Gerade mal 100 Jahre ist es her, dass Deutschland erstmals zu einer demokratischen Republik wurde. Wie sich der revolutionäre Übergang vom Kaiserreich zur Republik auf Mülheim und seine damals 112.000 Einwohner auswirkte, beleuchtet Peter Berens am kommenden Donnerstag, 19. Dezember, um 19 Uhr in seinem eintrittsfreien Vortrag im Rahmen der Reihe zur Stadtgeschichte, zu dem das Stadtarchiv in Haus der Stadtgeschichte (Von-Greafe-Straße 37) eingeladen hat.


Berens betrachtet in besonderer Weise die politische Rolle der Bergarbeiter, die vor 100 Jahren auch in Mülheim für Arbeitszeitverkürzungen und Lohnerhöhungen streikten und im Rahmen des von den linken unabhängigen Sozialdemokraten (USPD) dominierten Arbeiter- und Soldatenrates für eine sozialistische Republik kämpften, dann aber von Reichswehrtruppen und rechtsnationalen Freikorps niedergekämpft wurden.


In dieser Zeit wehten auf den öffentlichen Gebäuden der Stadt die Rote Fahne und die Tageszeitung Die Freiheit unterstützte die Streiks der revolutionären Berg- und Stahlarbeiter, die sich in der Union der Hand- und Kopfarbeiter organisierten. „Anders als die Union der Hand- und Kopfarbeiter, die USPD und der Arbeiter- und Soldatenrat, lehnten die christlichen und die der Mehrheits-SPD nahestehenden Freien Gewerkschaften das politische Instrument des Streiks ab. Man muss sehen, dass die Bergarbeiter als ungelernte Arbeiter vergleichsweise gut bezahlt wurden, aber unter Tage auch vielen Risiken ausgesetzt waren. Viele Bergarbeiter litten an Silikose und Wurmerkrankungen“, berichtet Berens.

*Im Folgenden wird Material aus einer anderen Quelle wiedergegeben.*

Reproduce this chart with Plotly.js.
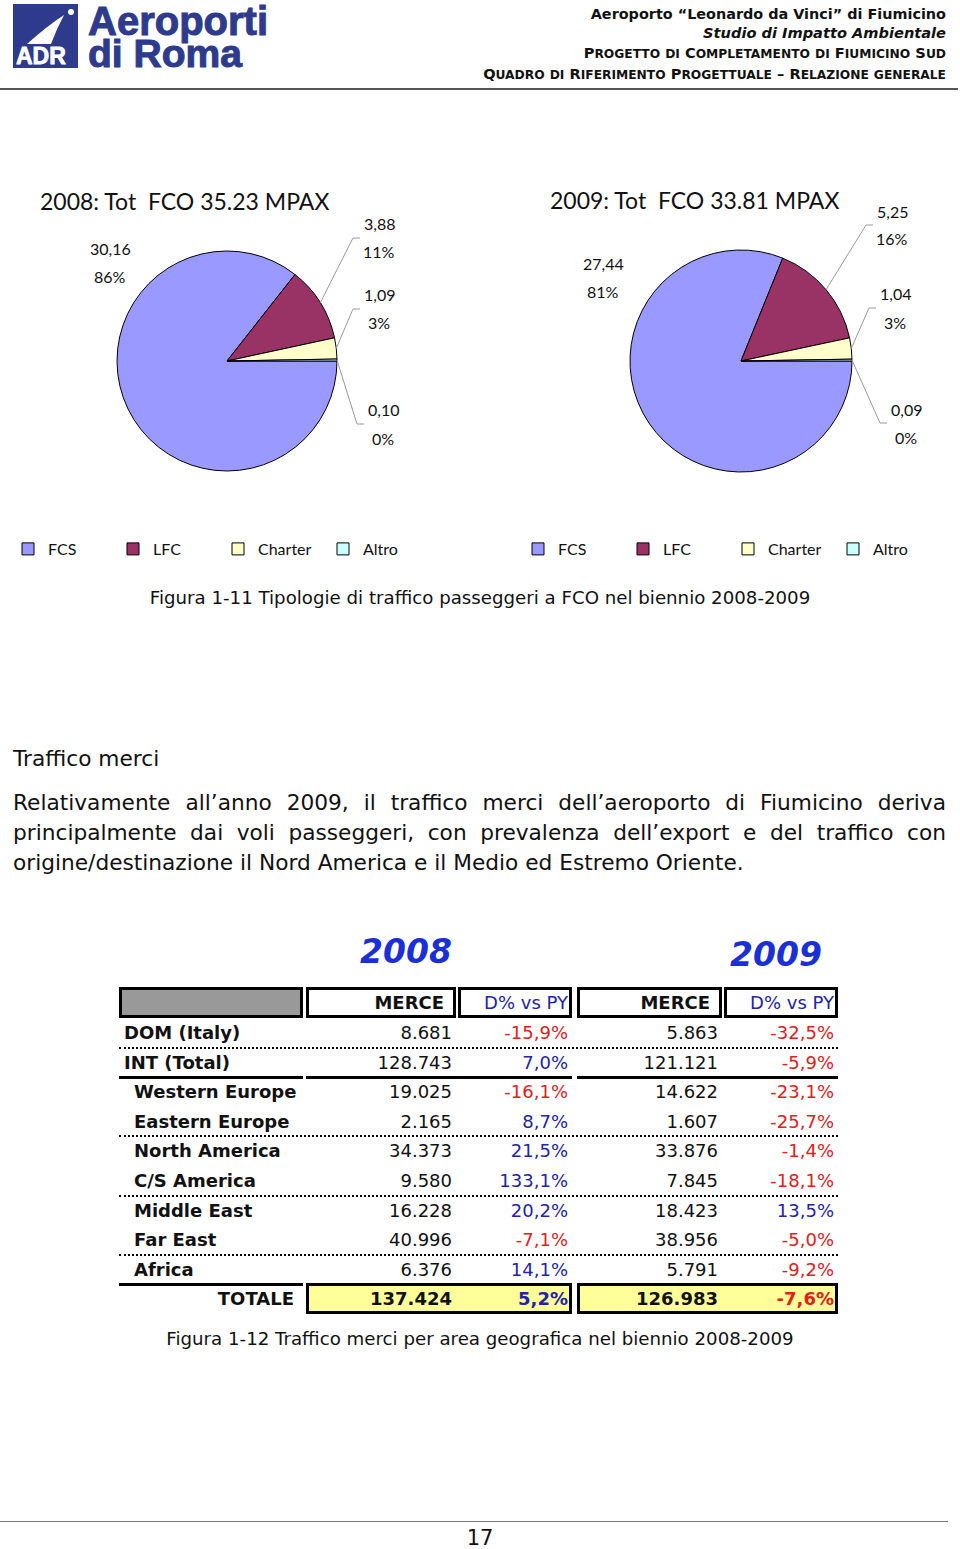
<!DOCTYPE html>
<html>
<head>
<meta charset="utf-8">
<script src="https://cdn.plot.ly/plotly-3.0.1.min.js"></script>
<style>
  body { margin: 0; width: 960px; height: 1549px; position: relative; background: #fff; overflow: hidden; color: #111; }
  .abs { position: absolute; white-space: nowrap; }
  .tah { font-family: 'DejaVu Sans', Verdana, sans-serif; }
  .just { text-align: justify; text-align-last: justify; width: 933px; left: 13px; }
  .logo { font-family: 'Liberation Sans', Arial, sans-serif; font-weight: bold; color: #2E3A8C; -webkit-text-stroke: 1px #2E3A8C; }
</style>
</head>
<body>

<!-- header -->
<svg class="abs" style="left:13px;top:4px" width="65" height="64" viewBox="0 0 65 64">
  <rect width="65" height="64" fill="#2E3A8C"/>
  <path d="M14 40 Q34 22 51 11 Q44 24 38 40 Z" fill="#fff"/>
  <circle cx="58" cy="8" r="3" fill="#fff"/>
  <text x="3" y="60" style="font-family:'Liberation Sans',Arial;font-weight:bold;font-size:23px" fill="#fff" stroke="#fff" stroke-width="0.8">ADR</text>
</svg>
<div class="abs logo" style="left:88px;top:4px;font-size:40px;line-height:34px">Aeroporti</div>
<div class="abs logo" style="left:88px;top:37px;font-size:39px;line-height:33px">di Roma</div>

<div class="abs tah" style="right:14px;top:4px;font-size:14.4px;line-height:20px;font-weight:bold">Aeroporto “Leonardo da Vinci” di Fiumicino</div>
<div class="abs tah" style="right:14px;top:23px;font-size:14.6px;line-height:20px;font-weight:bold;font-style:italic">Studio di Impatto Ambientale</div>
<div id="hdr3" class="abs tah" style="right:14px;top:43px;font-size:14.6px;line-height:20px;font-weight:bold">Progetto di Completamento di Fiumicino Sud</div>
<div id="hdr4" class="abs tah" style="right:14px;top:64px;font-size:14.6px;line-height:20px;font-weight:bold">Quadro di Riferimento Progettuale – Relazione generale</div>
<div class="abs" style="left:0;top:88px;width:958px;height:2px;background:#555"></div>

<!-- passenger pies -->
<div id="pies" class="abs" style="left:0;top:180px;width:960px;height:400px"></div>

<div class="abs tah" style="left:0;width:960px;text-align:center;top:585px;font-size:18.2px;line-height:26px">Figura 1-11 Tipologie di traffico passeggeri a FCO nel biennio 2008-2009</div>

<div class="abs tah" style="left:13px;top:744px;font-size:21.7px;line-height:30px">Traffico merci</div>
<div class="abs tah just" style="top:788px;font-size:21.7px;line-height:30px">Relativamente all’anno 2009, il traffico merci dell’aeroporto di Fiumicino deriva</div>
<div class="abs tah just" style="top:818px;font-size:21.7px;line-height:30px">principalmente dai voli passeggeri, con prevalenza dell’export e del traffico con</div>
<div class="abs tah" style="left:13px;top:848px;font-size:21.7px;line-height:30px">origine/destinazione il Nord America e il Medio ed Estremo Oriente.</div>

<!-- cargo table -->
<div id="table"></div>

<div class="abs tah" style="left:0;width:960px;text-align:center;top:1326px;font-size:18.2px;line-height:26px">Figura 1-12 Traffico merci per area geografica nel biennio 2008-2009</div>

<!-- footer -->
<div class="abs" style="left:0;top:1521px;width:948px;height:1px;background:#777"></div>
<div class="abs tah" style="left:0;width:960px;text-align:center;top:1523px;font-size:21px;line-height:30px">17</div>

<script>
// passenger traffic (millions of pax) by type
const categories = ['FCS', 'LFC', 'Charter', 'Altro'];
const pax2008 = [30.16, 3.88, 1.09, 0.10];
const pax2009 = [27.44, 5.25, 1.04, 0.09];
const paxYears = ['2008', '2009'];
const paxTotals = [35.23, 33.81];
const sliceColors = ['#9999FF', '#993366', '#FFFFCC', '#CCFFFF'];

// cargo traffic by geographic area
const regions = ['DOM (Italy)', 'INT (Total)', 'Western Europe', 'Eastern Europe', 'North America',
  'C/S America', 'Middle East', 'Far East', 'Africa'];
const merce2008 = [8681, 128743, 19025, 2165, 34373, 9580, 16228, 40996, 6376];
const delta2008 = [-15.9, 7.0, -16.1, 8.7, 21.5, 133.1, 20.2, -7.1, 14.1];
const merce2009 = [5863, 121121, 14622, 1607, 33876, 7845, 18423, 38956, 5791];
const delta2009 = [-32.5, -5.9, -23.1, -25.7, -1.4, -18.1, 13.5, -5.0, -9.2];
const totalMerce = [137424, 126983];
const totalDelta = [5.2, -7.6];
const tableYears = ['2008', '2009'];

// small caps header lines (lowercase letters drawn as smaller capitals)
['hdr3', 'hdr4'].forEach(id => {
  const el = document.getElementById(id);
  el.innerHTML = el.textContent.replace(/[a-zà-ù]+/g,
    m => `<span style="font-size:0.84em">${m.toUpperCase()}</span>`);
});

// ---- pies ----
const PIE_TOP = 180, PIE_W = 960, PIE_H = 400;
const px = x => x / PIE_W;
const py = y => 1 - (y - PIE_TOP) / PIE_H;

const pieGeom = [
  { cx: 227, cy: 361, r: 110, titleX: 38, titleY: 201, legendX: 8,
    labelPos: [[110, 262], [379, 238], [379, 309], [383, 424]] },
  { cx: 741, cy: 361, r: 111, titleX: 548, titleY: 200, legendX: 518,
    labelPos: [[603, 277], [892, 225], [895, 308], [906, 423]] }
];
const paxValues = [pax2008, pax2009];

const fmtDec = v => v.toFixed(2).replace('.', ',');
const labelFont = { family: 'Lato, sans-serif', size: 16, color: '#111' };

const traces = [];
const annotations = [];
const shapes = [];

paxValues.forEach((values, p) => {
  const g = pieGeom[p];
  traces.push({
    type: 'pie',
    // pie legends merge equal labels across traces, so the second pie gets an invisible suffix
    labels: categories.map(c => c + '\u200b'.repeat(p)),
    values: values,
    sort: false,
    direction: 'clockwise',
    rotation: 90,
    textinfo: 'none',
    hoverinfo: 'label+value+percent',
    marker: { colors: sliceColors, line: { color: '#000', width: 1 } },
    domain: { x: [px(g.cx - g.r), px(g.cx + g.r)], y: [py(g.cy + g.r), py(g.cy - g.r)] },
    legend: p === 0 ? 'legend' : 'legend2'
  });

  annotations.push({
    text: `${paxYears[p]}: Tot\u00a0\u00a0FCO ${paxTotals[p].toFixed(2)} MPAX`,
    x: px(g.titleX), y: py(g.titleY), xref: 'paper', yref: 'paper',
    xanchor: 'left', yanchor: 'middle', showarrow: false,
    font: { family: 'Lato, sans-serif', size: 23, color: '#111' }
  });

  const total = values.reduce((a, b) => a + b, 0);
  let cum = 0;
  values.forEach((v, k) => {
    const frac = v / total;
    const mid = 2 * Math.PI * (cum + frac / 2);
    cum += frac;
    const [lx, ly] = g.labelPos[k];
    annotations.push({
      text: fmtDec(v), x: px(lx), y: py(ly - 14), xref: 'paper', yref: 'paper',
      xanchor: 'center', yanchor: 'middle', showarrow: false, font: labelFont
    });
    annotations.push({
      text: Math.round(frac * 100) + '%', x: px(lx), y: py(ly + 14), xref: 'paper', yref: 'paper',
      xanchor: 'center', yanchor: 'middle', showarrow: false, font: labelFont
    });
    if (k > 0) {
      // leader line from the slice edge to the label
      const sx = g.cx + g.r * Math.cos(mid), sy = g.cy + g.r * Math.sin(mid);
      shapes.push({
        type: 'path', xref: 'paper', yref: 'paper',
        path: `M${px(sx)},${py(sy)} L${px(lx - 26)},${py(ly)} L${px(lx - 19)},${py(ly)}`,
        line: { color: '#9a9a9a', width: 1 }
      });
    }
  });
});

const legendBase = {
  orientation: 'h', xanchor: 'left', yanchor: 'middle', y: py(549),
  font: { family: 'Lato, sans-serif', size: 16, color: '#111' },
  bgcolor: 'rgba(0,0,0,0)', entrywidth: 60, entrywidthmode: 'pixels',
  itemclick: false, itemdoubleclick: false
};

const layout = {
  width: PIE_W, height: PIE_H,
  margin: { t: 0, r: 0, b: 0, l: 0 },
  paper_bgcolor: '#fff',
  showlegend: true,
  legend: Object.assign({}, legendBase, { x: px(pieGeom[0].legendX) }),
  legend2: Object.assign({}, legendBase, { x: px(pieGeom[1].legendX) }),
  annotations: annotations,
  shapes: shapes
};

Plotly.newPlot('pies', traces, layout, { displayModeBar: false, staticPlot: true });

// ---- table ----
const fmtInt = v => String(v).replace(/\B(?=(\d{3})+(?!\d))/g, '.');
const fmtPct = v => v.toFixed(1).replace('.', ',') + '%';
const pctColor = v => (v < 0 ? '#E0201B' : '#2323A8');

const colL = [119, 306, 458, 577, 724];
const colR = [303, 456, 572, 722, 838];
const HEAD_TOP = 987, HEAD_H = 31;
const ROW_TOP = 1018, ROW_H = 29.6;
const table = document.getElementById('table');

function box(left, top, width, height, css) {
  const d = document.createElement('div');
  d.className = 'abs';
  d.style.cssText += `left:${left}px;top:${top}px;width:${width}px;height:${height}px;` + (css || '');
  table.appendChild(d);
  return d;
}
function text(str, left, top, width, height, css) {
  const d = box(left, top, width, height,
    `line-height:${height}px;font-size:18px;` + (css || ''));
  d.classList.add('tah');
  d.textContent = str;
  return d;
}

// year titles
const yearCenters = [406, 776];
const yearTops = [933, 936];
tableYears.forEach((y, i) => {
  const d = box(yearCenters[i] - 80, yearTops[i], 160, 38,
    "text-align:center;font-family:'DejaVu Sans';font-weight:bold;font-style:italic;font-size:33px;line-height:38px;color:#1B2FD6");
  d.textContent = y;
});

// header row
box(colL[0], HEAD_TOP, colR[0] - colL[0], HEAD_H, 'box-sizing:border-box;border:3px solid #000;background:#999');
for (let c = 1; c <= 4; c++) {
  box(colL[c], HEAD_TOP, colR[c] - colL[c], HEAD_H, 'box-sizing:border-box;border:3px solid #000;background:#fff');
  if (c % 2 === 1) {
    text('MERCE', colL[c], HEAD_TOP, colR[c] - colL[c] - 12, HEAD_H, 'text-align:right;font-weight:bold;color:#111');
  } else {
    text('D% vs PY', colL[c], HEAD_TOP, colR[c] - colL[c] - 4, HEAD_H, 'text-align:right;color:#2323A8');
  }
}

// body rows
regions.forEach((name, i) => {
  const top = ROW_TOP + i * ROW_H;
  const indent = i < 2 ? 5 : 15;
  text(name, colL[0] + indent, top, colR[0] - colL[0] - indent, ROW_H, 'font-weight:bold;color:#111');
  const vals = [
    [fmtInt(merce2008[i]), '#111'], [fmtPct(delta2008[i]), pctColor(delta2008[i])],
    [fmtInt(merce2009[i]), '#111'], [fmtPct(delta2009[i]), pctColor(delta2009[i])]
  ];
  vals.forEach(([s, col], c) => {
    text(s, colL[c + 1], top, colR[c + 1] - colL[c + 1] - 4, ROW_H, `text-align:right;color:${col}`);
  });
});

// dotted separators after DOM, Eastern Europe, C/S America, Far East
[0, 3, 5, 7].forEach(i => {
  box(colL[0], ROW_TOP + (i + 1) * ROW_H - 1, colR[4] - colL[0], 0, 'border-top:2px dotted #000');
});
// solid rule after INT (Total)
[[0, 0], [1, 2], [3, 4]].forEach(([a, b]) => {
  box(colL[a], ROW_TOP + 2 * ROW_H - 1, colR[b] - colL[a], 3, 'background:#000');
});

// totals row
const totTop = ROW_TOP + regions.length * ROW_H;
box(colL[0], totTop - 1, colR[0] - colL[0], 3, 'background:#000');
text('TOTALE', colL[0], totTop, colR[0] - colL[0] - 9, ROW_H, 'text-align:right;font-weight:bold;color:#111');
totalMerce.forEach((v, y) => {
  const a = 1 + 2 * y, b = a + 1;
  box(colL[a], totTop - 1, colR[b] - colL[a], ROW_H + 1, 'box-sizing:border-box;border:3px solid #000;background:#FFFF99');
  text(fmtInt(v), colL[a], totTop, colR[a] - colL[a] - 4, ROW_H, 'text-align:right;font-weight:bold;color:#111');
  text(fmtPct(totalDelta[y]), colL[b], totTop, colR[b] - colL[b] - 4, ROW_H,
    `text-align:right;font-weight:bold;color:${pctColor(totalDelta[y])}`);
});
</script>
</body>
</html>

Er wird in seinem Vortrag auch auf die vom Arbeiter- und Soldatenrat gebildete Sicherheitswehr schauen, die in Mülheim gegen Plünderungen vorgingen, aber auch revolutionäre Arbeiter in anderen Städten des Ruhrgebietes unterstützte. Außerdem zeigt Berens auf wie die damals nach wie vor monarchistisch geprägte Beamtenschaft der vom nationalliberalen Oberbürgermeister Paul Lembke geführten Stadtverwaltung versuchte, den Arbeiter- und Soldatenrat auszubremsen. „Man muss nicht alles hinnehmen und kann soziale und wirtschaftliche Verbesserungen durchsetzen, wenn man sich solidarisiert und organisiert“, beschreibt Berens die für ihn wichtigste Erkenntnis aus seiner Erforschung der linken Arbeiterbewegung in der frühen Weimarer Republik. (T.E.)

Zur Person:


Der gelernte Industriefacharbeiter und promovierte Historiker Peter Berens (66) hat Bücher über den „Babcock-Bankrott“ und über den kommunistischen Widerstand in der NS-Zeit „Trotzkisten gegen Hitler“ verfasst. Seine Doktorarbeit schrieb er an der Universität Duisburg-Essen zur KPD während der Weimarer Republik. Als Lehrer unterrichtet er Deutsch als Fremdsprache. Mehr über ihn findet man auf der der Internetseite: www.berens-historiker.de



Dieser Text erschien in NRZ/WAZ vom 17. Dezember 2019

Keine Kommentare:

Kommentar veröffentlichen

Ein Mini-Malta an der Ruhr

Wo heute der Nachwuchs bei der Arbeiterwohlfahrt seine Freizeit verbringt, schoben im alten Wachhaus der Wraxham Baracks von 1945 bis 1994 S...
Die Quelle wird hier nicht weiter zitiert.